Washington

The United States is convening an international summit in Washington DC next week to tout plans to consolidate scientific observations of the Earth — and to help repair its reputation as a foot-dragger in global climate change.

Attendees at the meeting on 31 July will be asked to sign a declaration calling for increased sharing of data from instruments on the ground, in the air and in space. The summit will be followed by meetings of a working group to begin developing a ten-year plan for an integrated Earth-observation system, which would help to standardize data from sensors operated by different nations, as well as identify gaps in those data.

Participants will include US secretary of state Colin Powell and half-a-dozen other US cabinet members, along with ministers from most leading industrial nations and representatives of the World Bank and the World Meteorological Organization.

Ray Williamson, an expert on Earth-observation policy at George Washington University in Washington DC, says that some contentious issues could surface at the meeting — such as who would set the requirements for an integrated system. Europeans already have programmes with similar goals, he says. They may also be wary of any US effort to dominate the field.

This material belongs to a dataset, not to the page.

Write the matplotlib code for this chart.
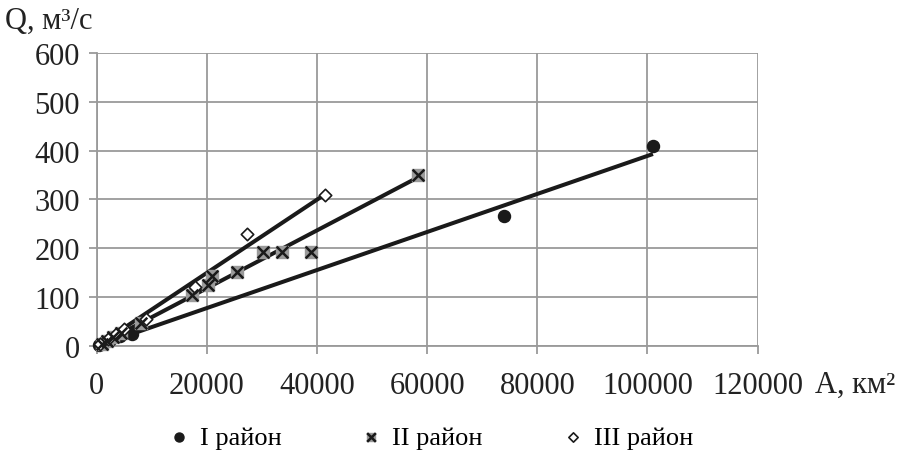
import matplotlib
matplotlib.use('Agg')
import numpy as np
import matplotlib.pyplot as plt

# points
area_1 = [101000, 73900, 6500, 4200, 2500, 1200, 500]
flow_1 = [410, 267, 25, 20, 12, 6, 3]
area_2 = [58300, 39000, 33600, 30200, 25500, 20900, 20200, 17400, 8000, 4500, 3000, 1800, 900]
flow_2 = [351, 193, 192, 192, 152, 144, 125, 104, 48, 27, 18, 10, 5]
area_3 = [41400, 27300, 17800, 9000, 5000, 3500, 2000, 600]
flow_3 = [310, 229, 120, 55, 35, 25, 14, 4]

# trend lines (end of each line on the chart)
trend_end_x = [101000, 58300, 41400]
trend_end_y = [393, 345, 310]

plt.rcParams['font.family'] = ['Liberation Serif', 'DejaVu Serif']

fig = plt.figure(figsize=(9.03, 4.52), dpi=100)
ax = fig.add_axes([0.107, 0.232, 0.732, 0.649])

grid_col = '#9a9a9a'
ax.set_xlim(0, 120000)
ax.set_ylim(0, 600)
ax.set_xticks(np.arange(0, 120001, 20000))
ax.set_yticks(np.arange(0, 601, 100))
ax.grid(True, color=grid_col, linewidth=1.3)
ax.set_axisbelow(True)
for s in ['top', 'right']:
    ax.spines[s].set_visible(False)
for s in ['left', 'bottom']:
    ax.spines[s].set_color(grid_col)
    ax.spines[s].set_linewidth(1.3)
ax.tick_params(colors=grid_col, labelcolor='#222222', labelsize=22, length=6, width=1.3)
ax.tick_params(axis='x', pad=12)
ax.tick_params(axis='y', pad=6)

for xe, ye in zip(trend_end_x, trend_end_y):
    ax.plot([0, xe], [0, ye], color='#1a1a1a', linewidth=2.9, zorder=3, solid_capstyle='butt')

h1 = ax.scatter(area_1, flow_1, s=75, color='#1a1a1a', zorder=4, clip_on=False)
sq = ax.scatter(area_2, flow_2, s=70, marker='s', color='#9a9a9a', zorder=4, clip_on=False)
xx = ax.scatter(area_2, flow_2, s=70, marker='x', color='#1a1a1a', linewidths=1.8, zorder=5, clip_on=False)
h3 = ax.scatter(area_3, flow_3, s=40, marker='D', facecolor='white', edgecolor='#1a1a1a',
                linewidths=1.2, zorder=4, clip_on=False)

fig.text(0.006, 0.952, 'Q, м³/с', fontsize=22, va='center', ha='left', color='#222222')
fig.text(0.903, 0.148, 'A, км²', fontsize=22, va='center', ha='left', color='#222222')

fig.legend([h1, (sq, xx), h3], ['I район', 'II район', 'III район'],
           loc='center', bbox_to_anchor=(0.468, 0.03), ncol=3, frameon=False,
           fontsize=19, handletextpad=-0.2, columnspacing=2.4, markerscale=0.75)

plt.savefig('out.png', dpi=100)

The United States also faces scepticism from those who suspect that its enthusiasm for collecting more data on climate change is simply “a way of putting off making some hard decisions” on greenhouse gases, Williamson says.

But Anthony Janetos, director of the global-change programme at the Heinz Center, a think-tank in Washington, says that given the difficulties of coordinating large observation programmes, “the reaffirmation of a US commitment to an integrated system is enormously important”.